中国人也有“杀降不祥”的说法,但它只是权衡“杀降”是否对自己有好处,“不祥”的主体是自己一方的利益;在此一行动中,中国人并无对生命本身的尊重和敬畏,也从不考量对承诺、契约的信守和践行。作家钟祖康在《来生不做中国人》一书中指出:“中国发展之所以长期拆东墙以补西墙、权宜度日反覆沉沦,到今天国不将国,人不似人,探本溯源,中国人宗教信仰之支离破碎与功利化是一大病源。我们的祖先怎样处理宗教呢?诚如中国文化大师梁漱溟所说,中国人拜孔子为师,企图以道德取代宗教!结果是,也必然是,宗教半死不活,道德更是劣冠全球。两样都落空了。在这一点上,中国共产党和儒家所做的如出一辙,都是企图以人的道德力取代宗教,这是中国人那么容易对共产主义起好感的原因之一。两者的结果也是一样:迫出了弄虚做假的极端形式主义。”中国由此沦为“杀入如草不闻声”的屠场。
常胜军未能带动清帝国全面的军事变革
一九零零年,八国联军占领北京之后,躲藏在西安的慈禧太后急电在广州的李鸿章到北京主持与列强的谈判,谈判尚未结束,李鸿章即心力交瘁、悲愤而死。直到生命的最后时刻,李鸿章才意识到,即便中国军队拥有常胜军的武器和战术,战斗力也远远不如常胜军,最为关键的还是人的因素,“朝廷缺乏足够的能胜任的官员,不但在购买和制造武器方面,而且在训练,有时甚至是指挥军队方面都必须继续在很大程度上依赖外国人”。中国军队始终未能摆脱“内战内行,外战外行”的状态:面对外敌,溃不成军;屠戮妇婴,绰绰有余。所以,军队从来得不到民众的尊重和爱戴。

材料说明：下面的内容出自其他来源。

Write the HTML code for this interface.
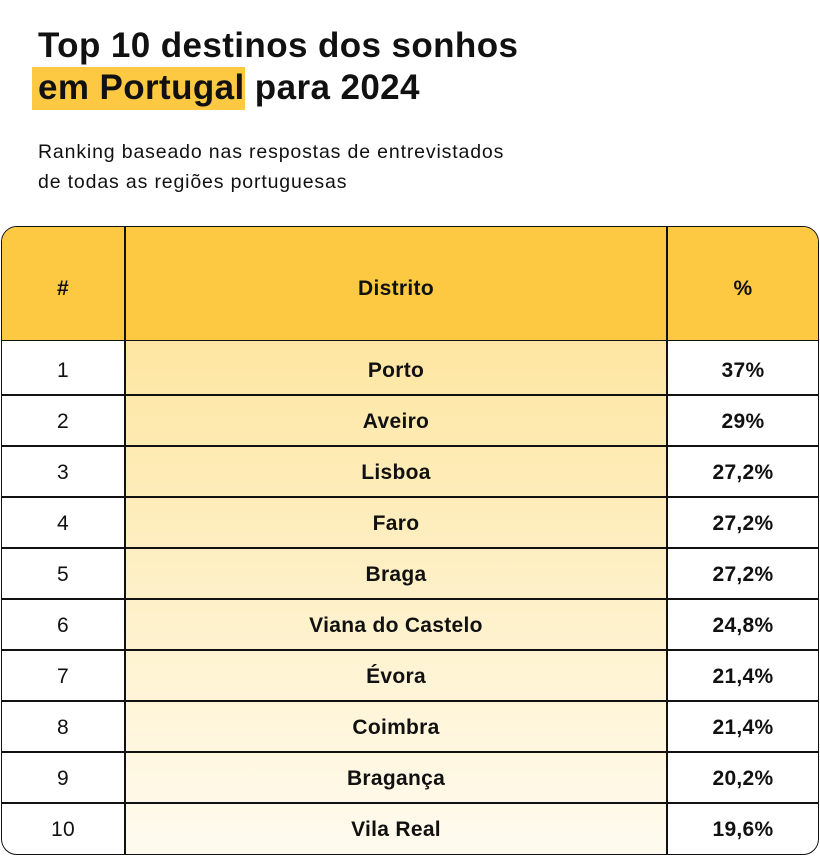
<!DOCTYPE html>
<html><head><meta charset="utf-8"><style>
body{margin:0;width:820px;height:856px;background:#fff;font-family:"Liberation Sans",sans-serif;color:#111;position:relative;overflow:hidden}
.t{position:absolute;left:38px;font-size:35px;font-weight:bold;letter-spacing:0.4px;white-space:nowrap}
.hl{position:absolute;left:32px;top:67px;width:213px;height:43px;background:#fdc943}
.s{position:absolute;left:38px;font-size:19.5px;letter-spacing:0.85px;white-space:nowrap}
.tbl{position:absolute;left:1px;top:226px;width:816px;height:627px;border:1.5px solid #111;border-radius:16px;overflow:hidden;background:#fff}
.hd{position:absolute;left:0;top:0;width:100%;height:113px;background:#fdc943;border-bottom:1.5px solid #111}
.mid{position:absolute;left:124px;top:114px;width:542px;height:520px;background:linear-gradient(#fee6a2,#fffbf0)}
.vl{position:absolute;top:0;width:1.5px;height:100%;background:#111}
.hl2{position:absolute;left:0;width:100%;height:1.5px;background:#111}
.c{position:absolute;text-align:center;font-size:21px;letter-spacing:0.3px}
.b{font-weight:bold}
</style></head><body>
<div class="hl"></div>
<div class="t" style="top:26px">Top 10 destinos dos sonhos</div>
<div class="t" style="top:68px">em Portugal <span style="margin-left:0px">para 2024</span></div>
<div class="s" style="top:141px">Ranking baseado nas respostas de entrevistados</div>
<div class="s" style="top:171px">de todas as regiões portuguesas</div>
<div class="tbl">
<div class="hd"></div>
<div class="mid"></div>
<div class="vl" style="left:122px"></div>
<div class="vl" style="left:664px"></div>
<div class="c b" style="left:0;width:122px;top:50px">#</div>
<div class="c b" style="left:124px;width:540px;top:50px">Distrito</div>
<div class="c b" style="left:666px;width:150px;top:50px">%</div>
<div class="hl2" style="top:167px"></div><div class="hl2" style="top:218px"></div><div class="hl2" style="top:269px"></div><div class="hl2" style="top:320px"></div><div class="hl2" style="top:371px"></div><div class="hl2" style="top:422px"></div><div class="hl2" style="top:473px"></div><div class="hl2" style="top:524px"></div><div class="hl2" style="top:575px"></div>
</div>
<div style="position:absolute;left:0;top:1px">
<div class="c" style="left:1px;width:124px;top:358px">1</div><div class="c b" style="left:125px;width:542px;top:358px">Porto</div><div class="c b" style="left:667px;width:152px;top:358px">37%</div>
<div class="c" style="left:1px;width:124px;top:409px">2</div><div class="c b" style="left:125px;width:542px;top:409px">Aveiro</div><div class="c b" style="left:667px;width:152px;top:409px">29%</div>
<div class="c" style="left:1px;width:124px;top:460px">3</div><div class="c b" style="left:125px;width:542px;top:460px">Lisboa</div><div class="c b" style="left:667px;width:152px;top:460px">27,2%</div>
<div class="c" style="left:1px;width:124px;top:511px">4</div><div class="c b" style="left:125px;width:542px;top:511px">Faro</div><div class="c b" style="left:667px;width:152px;top:511px">27,2%</div>
<div class="c" style="left:1px;width:124px;top:562px">5</div><div class="c b" style="left:125px;width:542px;top:562px">Braga</div><div class="c b" style="left:667px;width:152px;top:562px">27,2%</div>
<div class="c" style="left:1px;width:124px;top:613px">6</div><div class="c b" style="left:125px;width:542px;top:613px">Viana do Castelo</div><div class="c b" style="left:667px;width:152px;top:613px">24,8%</div>
<div class="c" style="left:1px;width:124px;top:664px">7</div><div class="c b" style="left:125px;width:542px;top:664px">Évora</div><div class="c b" style="left:667px;width:152px;top:664px">21,4%</div>
<div class="c" style="left:1px;width:124px;top:715px">8</div><div class="c b" style="left:125px;width:542px;top:715px">Coimbra</div><div class="c b" style="left:667px;width:152px;top:715px">21,4%</div>
<div class="c" style="left:1px;width:124px;top:766px">9</div><div class="c b" style="left:125px;width:542px;top:766px">Bragança</div><div class="c b" style="left:667px;width:152px;top:766px">20,2%</div>
<div class="c" style="left:1px;width:124px;top:817px">10</div><div class="c b" style="left:125px;width:542px;top:817px">Vila Real</div><div class="c b" style="left:667px;width:152px;top:817px">19,6%</div>
</div>
</body></html>
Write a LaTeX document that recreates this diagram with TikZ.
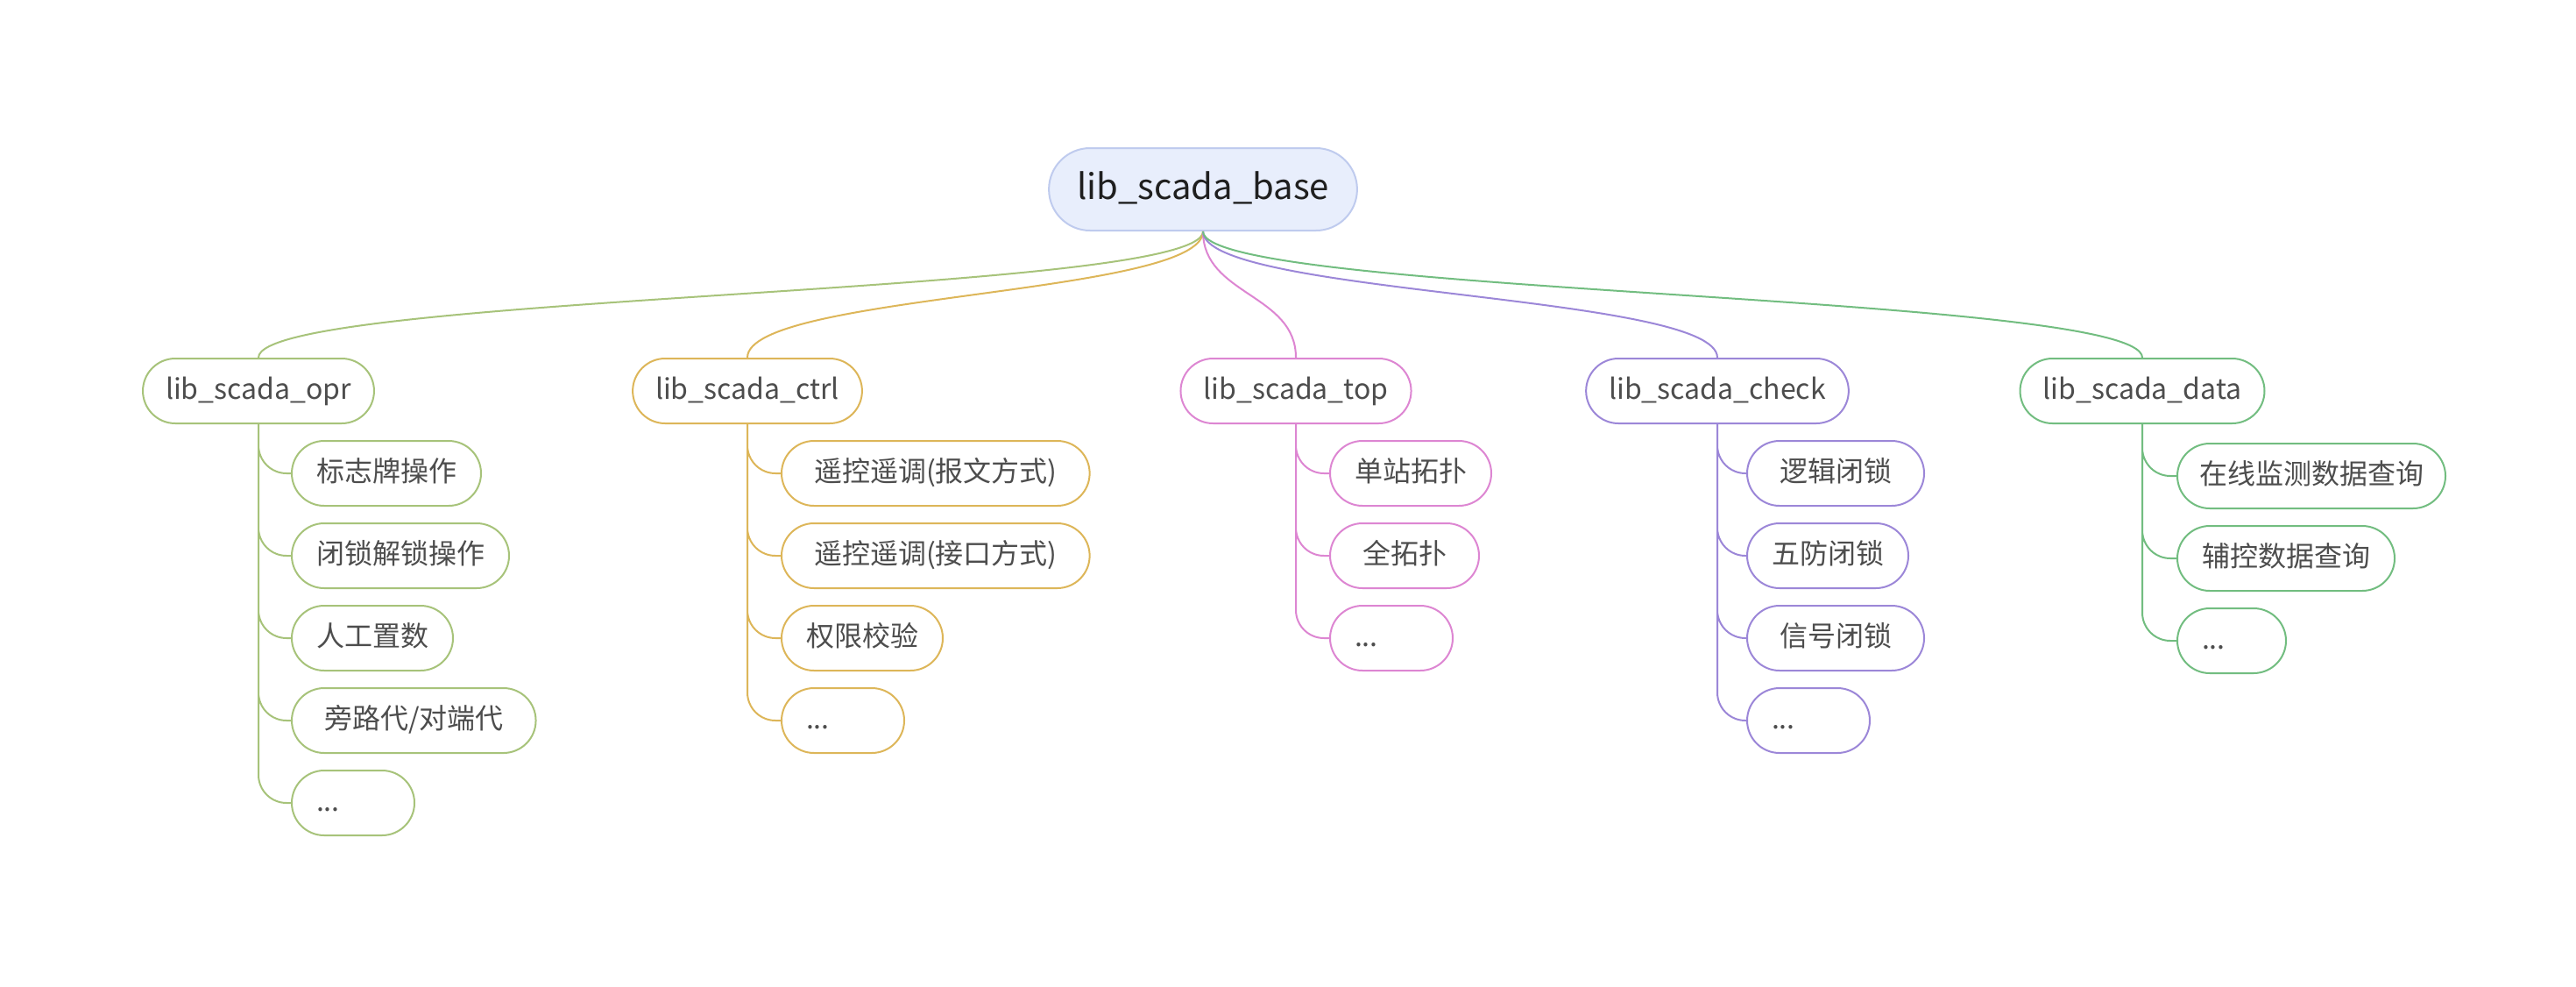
\documentclass[tikz,border=0pt]{standalone}
\usepackage{fontspec}
\setmainfont{Noto Sans CJK SC}
\definecolor{rootfill}{HTML}{E8EEFC}
\definecolor{rootline}{HTML}{BFCBEE}
\definecolor{txtgray}{HTML}{4D4D4D}
\definecolor{oprc}{HTML}{A7C37A}
\definecolor{ctrlc}{HTML}{DDB659}
\definecolor{topc}{HTML}{DD86D2}
\definecolor{checkc}{HTML}{9C87D8}
\definecolor{datac}{HTML}{72BD80}
\begin{document}
\begin{tikzpicture}[x=0.5pt,y=-0.5pt,
  rootbox/.style={draw=rootline,fill=rootfill,line width=1pt,rounded corners=23.5pt,minimum height=47pt,inner xsep=16pt,text=black!88,font=\fontsize{20pt}{24pt}\selectfont,text height=15.5pt,text depth=4.5pt},
  libbox/.style={draw,line width=1pt,rounded corners=18.5pt,minimum height=37pt,inner xsep=13pt,text=txtgray,font=\fontsize{16pt}{19pt}\selectfont,text height=12.5pt,text depth=3.5pt},
  leafbox/.style={libbox,anchor=west,inner xsep=14pt},
  widebox/.style={leafbox,inner xsep=18.5pt},
  morebox/.style={leafbox,text width=42pt,align=left},
  link/.style={line width=1pt},
  fork/.style={link,rounded corners=16pt}]
  \path[use as bounding box,fill=white] (0,0) rectangle (2940,1125);

  % root and modules
  \node[rootbox] (base) at (1373,216) {lib\_scada\_base};
  \node[libbox,draw=oprc] (opr) at (295,446) {lib\_scada\_opr};
  \node[libbox,draw=ctrlc] (ctrl) at (853,446) {lib\_scada\_ctrl};
  \node[libbox,draw=topc] (top) at (1479,446) {lib\_scada\_top};
  \node[libbox,draw=checkc] (check) at (1960,446) {lib\_scada\_check};
  \node[libbox,draw=datac] (data) at (2445,446) {lib\_scada\_data};

  % lib_scada_opr
  \node[leafbox,draw=oprc] (o1) at (332,540) {标志牌操作};
  \node[leafbox,draw=oprc] (o2) at (332,634) {闭锁解锁操作};
  \node[leafbox,draw=oprc] (o3) at (332,728) {人工置数};
  \node[widebox,draw=oprc] (o4) at (332,822) {旁路代/对端代};
  \node[morebox,draw=oprc] (o5) at (332,916) {...};

  % lib_scada_ctrl
  \node[widebox,draw=ctrlc] (c1) at (891,540) {遥控遥调(报文方式)};
  \node[widebox,draw=ctrlc] (c2) at (891,634) {遥控遥调(接口方式)};
  \node[leafbox,draw=ctrlc] (c3) at (891,728) {权限校验};
  \node[morebox,draw=ctrlc] (c4) at (891,822) {...};

  % lib_scada_top
  \node[leafbox,draw=topc] (t1) at (1517,540) {单站拓扑};
  \node[widebox,draw=topc] (t2) at (1517,634) {全拓扑};
  \node[morebox,draw=topc] (t3) at (1517,728) {...};

  % lib_scada_check
  \node[widebox,draw=checkc] (k1) at (1993,540) {逻辑闭锁};
  \node[leafbox,draw=checkc] (k2) at (1993,634) {五防闭锁};
  \node[widebox,draw=checkc] (k3) at (1993,728) {信号闭锁};
  \node[morebox,draw=checkc] (k4) at (1993,822) {...};

  % lib_scada_data
  \node[leafbox,draw=datac,inner xsep=12.5pt] (d1) at (2484,543) {在线监测数据查询};
  \node[leafbox,draw=datac] (d2) at (2484,637) {辅控数据查询};
  \node[morebox,draw=datac,text width=34pt] (d3) at (2484,731) {...};

  % root to modules
  \draw[link,oprc] (base.south) .. controls +(0,73) and +(0,-73) .. (opr.north);
  \draw[link,ctrlc] (base.south) .. controls +(0,73) and +(0,-73) .. (ctrl.north);
  \draw[link,topc] (base.south) .. controls +(0,73) and +(0,-73) .. (top.north);
  \draw[link,checkc] (base.south) .. controls +(0,73) and +(0,-73) .. (check.north);
  \draw[link,datac] (base.south) .. controls +(0,73) and +(0,-73) .. (data.north);

  % modules to items
  \draw[fork,oprc] (opr.south) |- (o1.west) (opr.south) |- (o2.west) (opr.south) |- (o3.west)
    (opr.south) |- (o4.west) (opr.south) |- (o5.west);
  \draw[fork,ctrlc] (ctrl.south) |- (c1.west) (ctrl.south) |- (c2.west) (ctrl.south) |- (c3.west)
    (ctrl.south) |- (c4.west);
  \draw[fork,topc] (top.south) |- (t1.west) (top.south) |- (t2.west) (top.south) |- (t3.west);
  \draw[fork,checkc] (check.south) |- (k1.west) (check.south) |- (k2.west) (check.south) |- (k3.west)
    (check.south) |- (k4.west);
  \draw[fork,datac] (data.south) |- (d1.west) (data.south) |- (d2.west) (data.south) |- (d3.west);
\end{tikzpicture}
\end{document}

中国军队对外国顾问的严重依赖,一直到国民党和共产党掌权的时代都未能彻底解决:国民党先是利用苏俄的军事顾问、武器和经援发起北伐,颠覆北洋政府,建立南京国民政府,然后又依赖德国和美国的军事顾问组建现代化的军队,以对抗共产党和日军;共产党则依赖苏联的军事顾问、武器和金钱,在内战中打败了国民党,并模彷苏联模式组建海陆空三军,此后在韩战战场上以人海战术与美军对峙,直至与苏联闹翻甚至发生小规模的军事冲突,才逐渐走上国防自主之路。
中国军事的现代化延缓了半个多世纪。尽管从华尔到戈登的多名常胜军的指挥官都怀有帮助清帝国实行全面的军事变革的愿望,而不单单是协助其打败太平天国,但这一愿望最终落空了。本书作者认为:“十九世纪末,中国人迫于财政匮乏和渐增的排外主义的压力,在尚未训练出足够的军官来替代外国教官的情况下就终止了与许多外国人的合同。到二十世纪初,中国军队依然近乎处于不同发展阶段的、水平参差不齐的各式各样军队的杂烩。”数量有限的新式军队,偏偏成为武昌起义的主力,成为清帝国的掘墓人。
戈登的故事在他离开中国之后尚未结束:他继续其冒险家生涯,后来被英国政府任命为苏丹总督,在任上禁绝奴隶贸易,骑骆驼八千五百英里,走遍苏丹全境,励精图治,知人善用,修路筑桥,轻赋减刑。当苏丹出现财政困难,他主动将薪水从一万减到两千,可见他并非贪财之人。后来,马赫迪发动近代以来第一次伊斯兰原教旨主义的“圣战”,戈登在总督府以身殉职。英国首相格莱斯顿因为苏丹情势恶化、援兵迟迟不至而黯然下台。
更有讽刺意义的是,当年戈登帮助清帝国击败太平天国,深受太平天国军队荼毒的中国民众对其感恩戴德,天津租界修建了宏伟的“戈登堂”,天津和上海等地也都有“戈登路”。但共产党正确却将戈登妖魔化为十恶不赦的帝国主义者。一九六四年,周恩来访问苏丹时,在戈登殉难的总督府,即如今的苏丹总统府说:“曾经镇压中国太平天国革命运动和苏丹民族革命运动的帝国主义者戈登,最终受到了苏丹人民的惩罚。”二零零四年,素有“红卫兵外长”之称的李肇星在访问苏丹时说:“中国人民欠苏丹人民一个人情。”浸淫于反西方的民族主义狂潮中的中国,不惜与伊斯兰恐怖主义和达尔富尔种族屠杀的刽子手站在一起。在此意义上,共产党确实是太平天国和义和团的精神传人。